GS, uns 50 anos, vestido uma camisa social branca surrada e suja, mangas arregaçadas e calças penduradas no cinto escondido sob o barrigão, havia usado da melhor forma possível o vasto terreno do seu sítio. Tinha erguido três casas: em uma, ao meu lado, ficava a cozinha e era onde permanecia durante o dia ele e sua família; em outra, com dois andares, havia quartos de dormir amplos para os visitantes e seus familiares; e na terceira casa, um pouco separada das outras duas, à qual se chegava apenas atravessando um jardim, havia mais dormitórios apenas para turistas. Parecia fazer um bom dinheiro com os visitantes que usavam sua propriedade como base para ambiciosas voltas pelas montanhas ou apenas para ver os lindos lagos, como eu. "Se temos um quarto para você? Claro! E jantar também!", disse o empresário, bonachão e extrovertido.

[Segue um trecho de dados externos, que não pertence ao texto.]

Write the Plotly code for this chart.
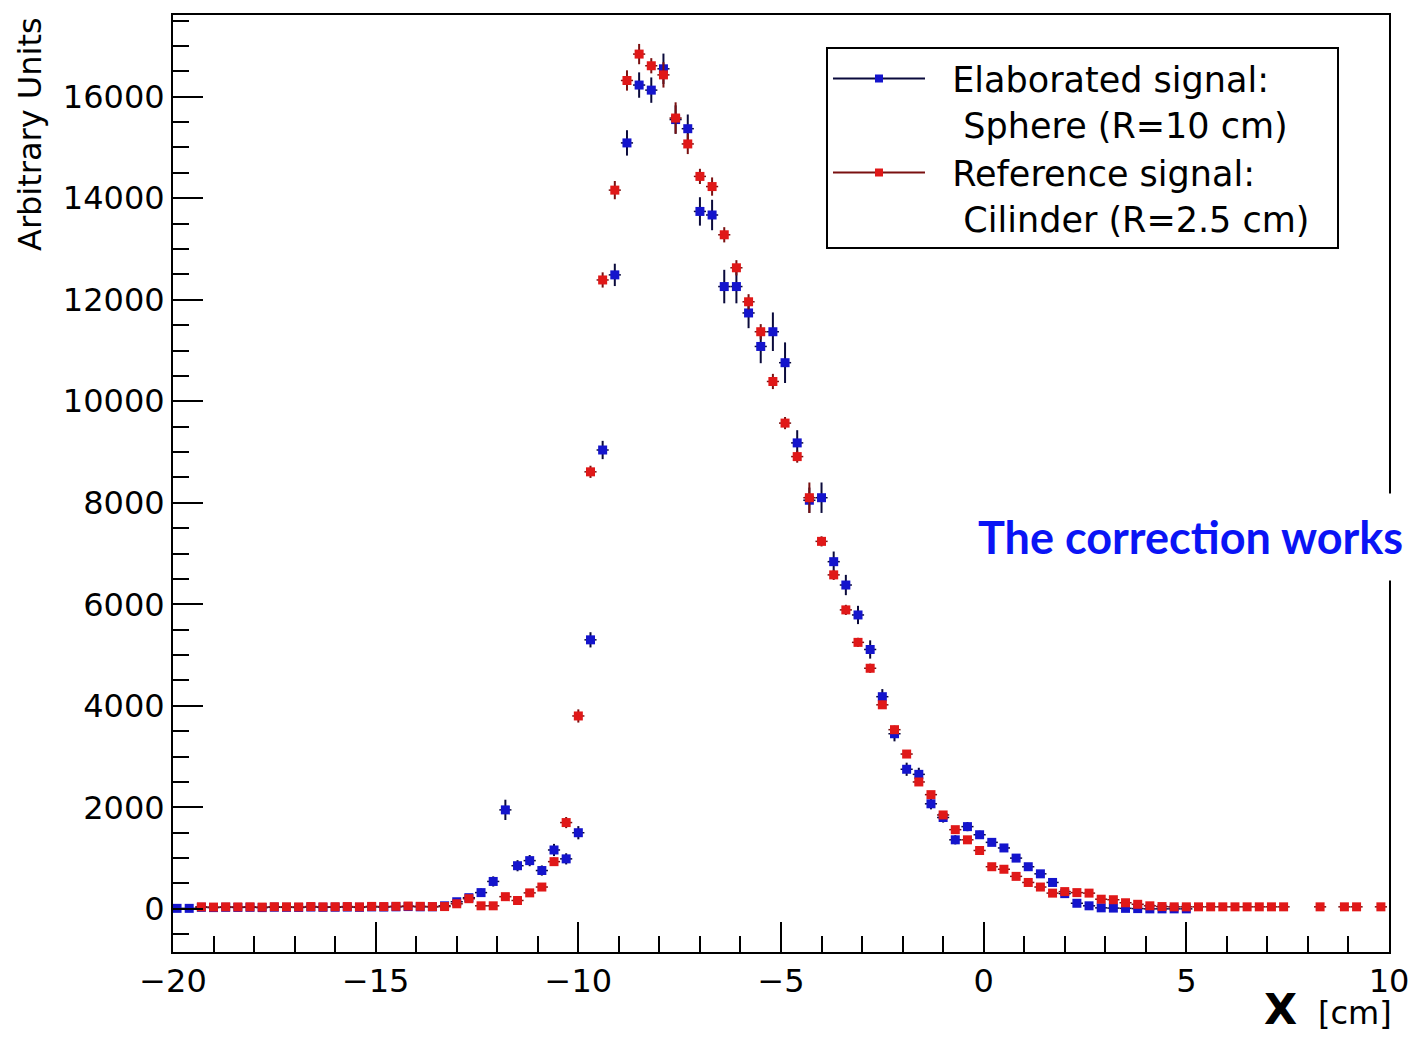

Mas senti, tinha certeza, que havia algo oculto. Conversava comigo sob o olhar próximo e pouco amistoso de uma mulher que parecia ser sua esposa (meio escondida na sombra da cozinha) e de uns garotos jovens, que acreditei serem seus filhos. Falava russo excelente e procurava mostrar empatia, fazendo perguntas sobre minha jornada. Fala pausada, atenta, preocupada em ajudar, mas um tanto tímida. Nunca se aprofundava além das perguntas iniciais. Havia outras preocupações, imensas, em sua cabeça, mas, apesar disso, ele se esforçava em fazer bem seu trabalho com os turistas. O olhar estava opaco, como se afogado em lágrimas não derramadas. A cada duas frases, olhava para a mulher. Olhava para os filhos. Havia tensão. Havia muito que não podia ser falado.
Pensei em conversar mais, porém, ele me interrompeu com muita educação e indicou, ao lado, um tapchan onde estavam outros turistas, um casal de viajantes, americano e tailandesa, já pouco visíveis no lusco-fusco do anoitecer. Agradeci ao anfitrião, saudei os outros estrangeiros, dei as costas a GS e me sentei na plataforma. Quando fui ver, ele havia desaparecido dentro de sua cozinha escura. E a comida, carregada pela esposa e uma mulher que eu não tinha visto antes, chegou também nesse mesmo instante. Vegetais de vários tipos, cozidos, juntamente com pedacinhos de carne frita. Fatias de melancia.
Para manter a tradição, me lambuzei com a melancia. Um, dois, três pedaços. Deliciosos demais, doces, leves, cheios de líquido. Mas o dono da pousada não apareceu mais. Enquanto os turistas lembravam de como foi cruzar a fronteira e suspiravam com as memórias de Samarkand, eu me senti mais à vontade em silêncio. Pensando em GS, torcendo por ele.